My buddies 5 y/o always says “I died you” instead of I killed you when playing with my kids. He hates it, but the rest of us keep laughing.
My 2 y/o keeps saying “one, two, nine, five, GO!!!” My wife keeps trying to correct him, but the older boys are encouraging it because FUNNY HAHA reasons.
I’m just waiting for “Two, nine, five, I died you!” I’ll probably lose my shit.
My mother let me go on saying “croc-a-dil-er” and “alligalator” instead of crocodile and alligator for YEARS. Not only that, she kept random photos of alligators and crocodiles around JUST to point at them and go “honey what’s this?” for a good laugh.
She bursts into hysterics when we see them in the zoo to this day
See above, but are you my transgender future baby from the FUTURE???(
Opterhopter for helicopter.
But the best was the day I strolled past his room and heard him playing with his stuffed doggie. Had to stop and made sure I was hearing him correctly when he kept going, “Bitch! Biiiitch!” (in that calling your dog sing song voice). When I asked him why he was calling his dog Bitch, he insisted it was his dog’s name, because of his uncle’s bulldog, he INSISTED the dog’s name was Bitch. A mishearing of the dog’s actual name, Butch. SO very hard to stop laughing. Even harder to force myself to correct him, if only for the sake of not having to hear shit from my husband’s mother later.
Then when he got older…oh man he tried out all sorts of swears on us, and after a few lessons on the consequences of calling his mother a bitch, he lost his temper with me one day and proceeded to yell, “BAD WORD! BAD WORD! BAD WORD! BAD WORD!!!” What to do? Punish the intent to bend the rules, or reward teh attempt to not break the rules? Don’t remember what I did except nearly falling down laughing.
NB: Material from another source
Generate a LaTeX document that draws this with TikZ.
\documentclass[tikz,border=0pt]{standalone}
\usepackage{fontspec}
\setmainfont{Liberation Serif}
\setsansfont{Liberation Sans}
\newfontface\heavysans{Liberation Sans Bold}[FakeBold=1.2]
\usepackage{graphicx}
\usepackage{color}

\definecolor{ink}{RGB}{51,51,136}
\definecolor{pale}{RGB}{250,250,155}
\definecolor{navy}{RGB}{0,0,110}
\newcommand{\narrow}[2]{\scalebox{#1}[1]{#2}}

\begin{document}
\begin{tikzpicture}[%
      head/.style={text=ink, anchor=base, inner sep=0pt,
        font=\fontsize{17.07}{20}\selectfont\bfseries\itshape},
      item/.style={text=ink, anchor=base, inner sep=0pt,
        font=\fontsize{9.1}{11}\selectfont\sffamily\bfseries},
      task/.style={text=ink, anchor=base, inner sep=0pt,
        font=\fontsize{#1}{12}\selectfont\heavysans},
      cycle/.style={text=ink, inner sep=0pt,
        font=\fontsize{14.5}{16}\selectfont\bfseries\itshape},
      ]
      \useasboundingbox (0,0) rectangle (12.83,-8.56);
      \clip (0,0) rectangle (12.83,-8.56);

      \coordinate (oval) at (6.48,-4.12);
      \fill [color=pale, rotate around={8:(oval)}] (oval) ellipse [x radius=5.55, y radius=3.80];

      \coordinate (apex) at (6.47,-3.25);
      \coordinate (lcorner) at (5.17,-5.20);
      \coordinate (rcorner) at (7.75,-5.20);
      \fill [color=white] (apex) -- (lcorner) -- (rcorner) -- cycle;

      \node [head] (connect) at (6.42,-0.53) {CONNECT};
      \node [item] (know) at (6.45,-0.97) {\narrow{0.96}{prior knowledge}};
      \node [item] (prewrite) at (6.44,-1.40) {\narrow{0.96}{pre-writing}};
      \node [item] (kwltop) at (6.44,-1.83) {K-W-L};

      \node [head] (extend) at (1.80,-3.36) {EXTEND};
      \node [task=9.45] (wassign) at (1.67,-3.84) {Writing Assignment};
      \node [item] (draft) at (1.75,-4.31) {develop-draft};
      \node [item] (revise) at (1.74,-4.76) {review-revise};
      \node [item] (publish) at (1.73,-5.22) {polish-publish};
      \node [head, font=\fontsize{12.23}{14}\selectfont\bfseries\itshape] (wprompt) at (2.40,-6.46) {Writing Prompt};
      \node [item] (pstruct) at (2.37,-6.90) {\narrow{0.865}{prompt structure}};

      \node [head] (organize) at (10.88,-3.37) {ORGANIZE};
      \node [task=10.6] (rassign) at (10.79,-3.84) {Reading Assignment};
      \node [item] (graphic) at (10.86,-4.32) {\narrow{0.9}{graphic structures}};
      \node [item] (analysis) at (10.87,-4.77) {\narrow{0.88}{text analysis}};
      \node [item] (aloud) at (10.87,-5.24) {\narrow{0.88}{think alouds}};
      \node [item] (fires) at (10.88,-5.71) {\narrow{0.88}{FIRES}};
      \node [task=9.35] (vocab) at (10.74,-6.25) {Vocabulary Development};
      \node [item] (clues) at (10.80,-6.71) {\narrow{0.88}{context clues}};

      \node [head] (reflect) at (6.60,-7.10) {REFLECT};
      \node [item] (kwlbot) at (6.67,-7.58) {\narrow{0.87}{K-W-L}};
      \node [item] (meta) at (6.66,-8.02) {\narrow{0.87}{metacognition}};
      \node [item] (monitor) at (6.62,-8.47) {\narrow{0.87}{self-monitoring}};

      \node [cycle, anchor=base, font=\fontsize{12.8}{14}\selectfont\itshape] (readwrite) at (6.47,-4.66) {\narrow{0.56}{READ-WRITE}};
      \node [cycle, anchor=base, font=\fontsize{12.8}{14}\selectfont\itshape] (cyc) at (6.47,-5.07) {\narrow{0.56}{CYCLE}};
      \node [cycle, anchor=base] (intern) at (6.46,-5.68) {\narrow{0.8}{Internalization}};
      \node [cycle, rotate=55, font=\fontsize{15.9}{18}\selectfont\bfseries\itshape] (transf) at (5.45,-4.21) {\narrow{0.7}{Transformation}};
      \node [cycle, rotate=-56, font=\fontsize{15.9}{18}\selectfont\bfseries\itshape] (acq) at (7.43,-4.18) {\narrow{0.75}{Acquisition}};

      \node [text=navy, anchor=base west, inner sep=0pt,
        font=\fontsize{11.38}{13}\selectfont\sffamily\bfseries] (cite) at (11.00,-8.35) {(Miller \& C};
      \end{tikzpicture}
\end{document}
I remember my little sister not being able to pronounce my name, so instead of Josh I was Jooch. The name stuck my entire family called me Jooch for years. My aunt still does in fact, some 19-20 years later…
My son used to call his grandparents “Gramma and Crappa.” My mom loved this so much. She was devastated when he stopped.
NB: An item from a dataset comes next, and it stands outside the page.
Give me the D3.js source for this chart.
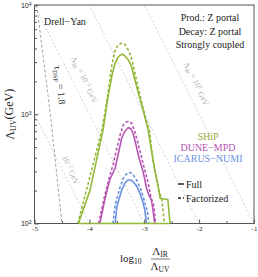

Oh, also, for about a year my daughter thought “stroller” was a number.
My mother still fondly talks about when I used to call grapes “bups”. That was 30 years ago and she hasn’t gotten over it.
When my sister and I were kids, we pronounced it Kenfucky Fried Chicken.
Which everyone in our family found -absolutely hilarious- and didn’t stop us until we stopped lisping on our own.
When our son was very little he called the ATV “Daddy’s TVTV,” which was too adorable to correct although sadly he eventually figured it out on his own. Now his little sister (at six) still calls spaghetti “pas-ghetti” and says “bloo-tiful” for beautiful and will also never be corrected, although I assume she too will eventually figure it out.
Myself, I didn’t stop calling linoleum “ninoleum” until, like, a few years ago, and it took a forcible effort of will to correct myself. I knew how to spell it; I just somewhere along the line internalized my original childhood mispronunciation really, really hard.
Frankly I’m *still* convinced it should be “ninoleum”.
My son calls “spaghetti” “pa-sketti”. I tried to correct him like twice and then I was like “you know what? No. This is adorable, lets keep it.”
My nephew calls ‘smarties’ ‘farties’. I always keep some nearby because a) smarties are delicious and b) I will never get tired of hearing “can I please have some farties?”.
The resident toddler hasn’t QUITE mastered Big People Speak yet, but we get lectures on the nature of the universe daily in Baby Talk. As ready as I am to understand & be understood, I’m kind of going to miss it.